Ce DVD a été filmé les 10 et 12 juin 2018, tandis que la première de cette nouvelle production de La Nonne sanglante, dont j’avais rendu compte dans ces colonnes, avait eu lieu le 2 juin (voir O. M. n° 141 p. 60 de juillet-août). Cela a permis de remédier aux quelques réserves que j’avais faites concernant les musiciens d’Insula Orchestra, dorénavant parfaitement rodés. Laurence Equilbey a aussi tempéré sa fougue, sa direction est plus posée et laisse plus de latitude aux nuances des chanteurs.

D’une manière générale, la prise de son tend à mieux équilibrer la fosse et la scène, que le son direct de l’Opéra-Comique, avec son acoustique un peu sèche. Enfin, André Heyboer, qui avait assuré vaillamment le rôle du Comte de Luddorf, bien que souffrant, a été remplacé par Jérôme Boutillier, lequel assume superbement son personnage violent et rend ainsi pleine justice à son air du dernier acte, le plus intéressant de la partition.

D’autre part, le point de vue de la caméra modifie évidemment la perception du spectacle de David Bobée et son équipe, pour le meilleur et parfois le moins bon. Le parti pris de noir et blanc du décor et des costumes est moins lassant, dans la mesure où l’on a paradoxalement la sensation de regarder un film en noir et blanc, ce qui donne à l’ensemble un air ancien qui compense l’absence de luxe du « grand opéra » parisien, que j’avais trouvé pauvrement restitué.
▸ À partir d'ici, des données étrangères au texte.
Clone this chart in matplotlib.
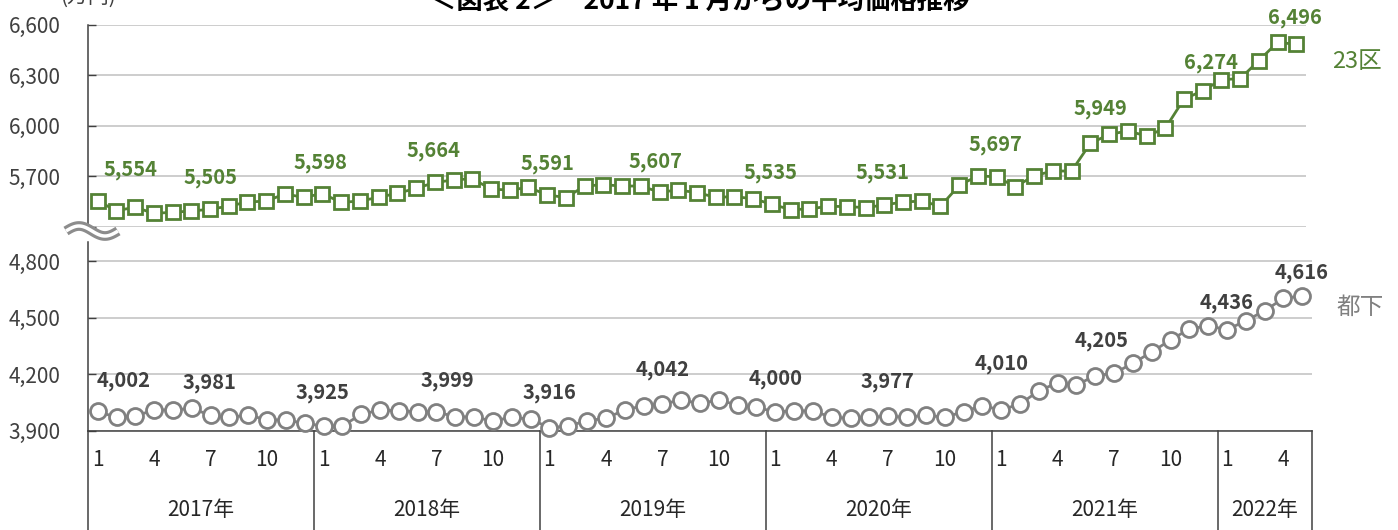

En revanche, les plans de proximité accusent parfois une direction d’acteurs assez conventionnelle et fragmentent trop la première scène de bataille, qui perd ainsi de sa belle vision globale, avec son jeu de lignes des lances.

J’avais déjà dit tout le bien qu’on pouvait penser d’une distribution vocale remarquable dans tous les rôles, dominée par l’exceptionnelle vaillance de Michael Spyres en Rodolphe. Là encore, l’expérience des représentations suivant la première a fait son œuvre, ainsi que la prise de son. L’écriture vocale malaisée de la Nonne (Marion Lebègue) sonne mieux et les éclats vocaux du page Arthur (Jodie Devos) sont mieux maîtrisés.

Reste que ce deuxième opéra de Gounod demeure, tout de même, en deçà de ce qu’il fera ensuite, à la fois par une dramaturgie respectueuse des conventions d’époque, une volonté de fantastique qui n’est pas vraiment dans la nature du compositeur, de fréquents moments de religiosité un peu sulpicienne et un don incontestable de la suavité mélodique et des phrases régulières, qui lisse un peu bourgeoisement la vigueur du drame. Sans compter les paroles empesées de Scribe…

Le plus intéressant demeure le langage harmonique, d’un chromatisme plutôt audacieux, notamment dans l’étonnant prélude orchestral. Mais l’effet de cette originalité s’estompe un peu ensuite, par la persistance des septièmes diminuées et des modulations qu’elles permettent.

Néanmoins, cette représentation filmée, perfectionnant les quelques faiblesses de ses débuts, restera un précieux document sur le jeune Gounod, que les efforts conjugués du Palazzetto Bru Zane et de l’Opéra-Comique nous auront fait découvrir.